[start]
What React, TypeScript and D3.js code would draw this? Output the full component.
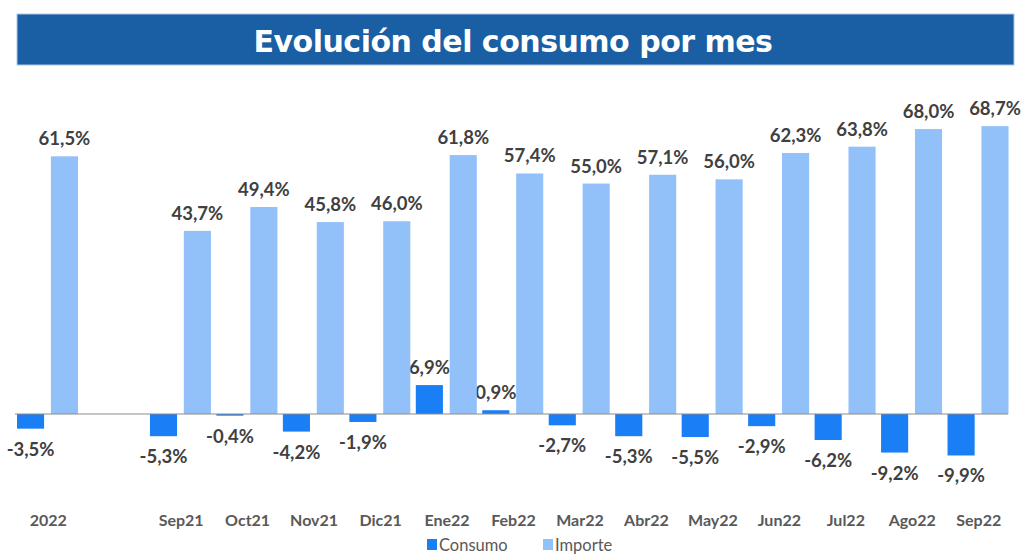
import React from "react";
import * as d3 from "d3";

const categories = ["2022", "", "Sep21", "Oct21", "Nov21", "Dic21", "Ene22", "Feb22", "Mar22", "Abr22", "May22", "Jun22", "Jul22", "Ago22", "Sep22"];
const consumo: (number | null)[] = [-3.5, null, -5.3, -0.4, -4.2, -1.9, 6.9, 0.9, -2.7, -5.3, -5.5, -2.9, -6.2, -9.2, -9.9];
const importe: (number | null)[] = [61.5, null, 43.7, 49.4, 45.8, 46.0, 61.8, 57.4, 55.0, 57.1, 56.0, 62.3, 63.8, 68.0, 68.7];
const seriesNames = ["Consumo", "Importe"];
const seriesColors = ["#1a7ef5", "#92c1fa"];
const title = "Evolución del consumo por mes";

const W = 1024;
const H = 555;
const FONT = "Lato, 'Open Sans', sans-serif";
const fmt = (v: number) => v.toFixed(1).replace(".", ",") + "%";

export default function App() {
  const keys = categories.map((c, i) => `${i}`);
  const x = d3.scaleBand<string>().domain(keys).range([15, 1012]).padding(0);
  const inner = d3.scaleBand<string>().domain(seriesNames).range([2, 63]).paddingInner(0.2);
  const y = d3.scaleLinear().domain([-15, 75]).range([414 + 15 * 4.19, 414 - 75 * 4.19]);
  const y0 = y(0);
  const series = [consumo, importe];

  return (
    <svg width={W} height={H} style={{ position: "absolute", left: 0, top: 0 }} fontFamily={FONT}>
      <rect x={0} y={0} width={W} height={H} fill="#fff" />
      <rect x={17} y={14} width={997} height={51} fill="#1a5ea3" stroke="#a9c9ea" strokeWidth={1} />
      <text x={513} y={52} textAnchor="middle" fill="#fff" fontSize={30} fontWeight="bold" fontFamily="'DejaVu Sans', sans-serif" letterSpacing={-0.5}>
        {title}
      </text>

      {series.map((vals, si) =>
        vals.map((v, i) => {
          if (v === null) return null;
          const bx = (x(keys[i]) ?? 0) + (inner(seriesNames[si]) ?? 0);
          const bw = inner.bandwidth();
          const top = Math.min(y(v), y0);
          const h = Math.abs(y(v) - y0);
          const ly = v >= 0 ? y(v) - 11 : y(v) + 27;
          return (
            <g key={`${si}-${i}`}>
              <rect x={bx} y={top} width={bw} height={h} fill={seriesColors[si]} />
              <text x={bx + bw / 2} y={ly} textAnchor="middle" fontSize={18.5} fontWeight="bold" fill="#404040">
                {fmt(v)}
              </text>
            </g>
          );
        })
      )}

      <line x1={15} x2={1008} y1={y0} y2={y0} stroke="#8c8c8c" strokeWidth={1.2} />

      {categories.map((c, i) => (
        <text key={c + i} x={(x(keys[i]) ?? 0) + x.bandwidth() / 2} y={526} textAnchor="middle" fontSize={16} fontWeight="bold" fill="#595959">
          {c}
        </text>
      ))}

      {seriesNames.map((s, i) => {
        const lx = i === 0 ? 427 : 543;
        return (
          <g key={s}>
            <rect x={lx} y={539} width={10} height={11} fill={seriesColors[i]} />
            <text x={lx + 12} y={551} fontSize={16.5} fill="#595959">
              {s}
            </text>
          </g>
        );
      })}
    </svg>
  );
}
[end]
**STATED PROBLEM:** From the first line above through the line containing "import * as", copy everything exactly, without the pictures.

**COMPLETE ANSWER:**
What React, TypeScript and D3.js code would draw this? Output the full component.
import React from "react";
import * as d3 from "d3";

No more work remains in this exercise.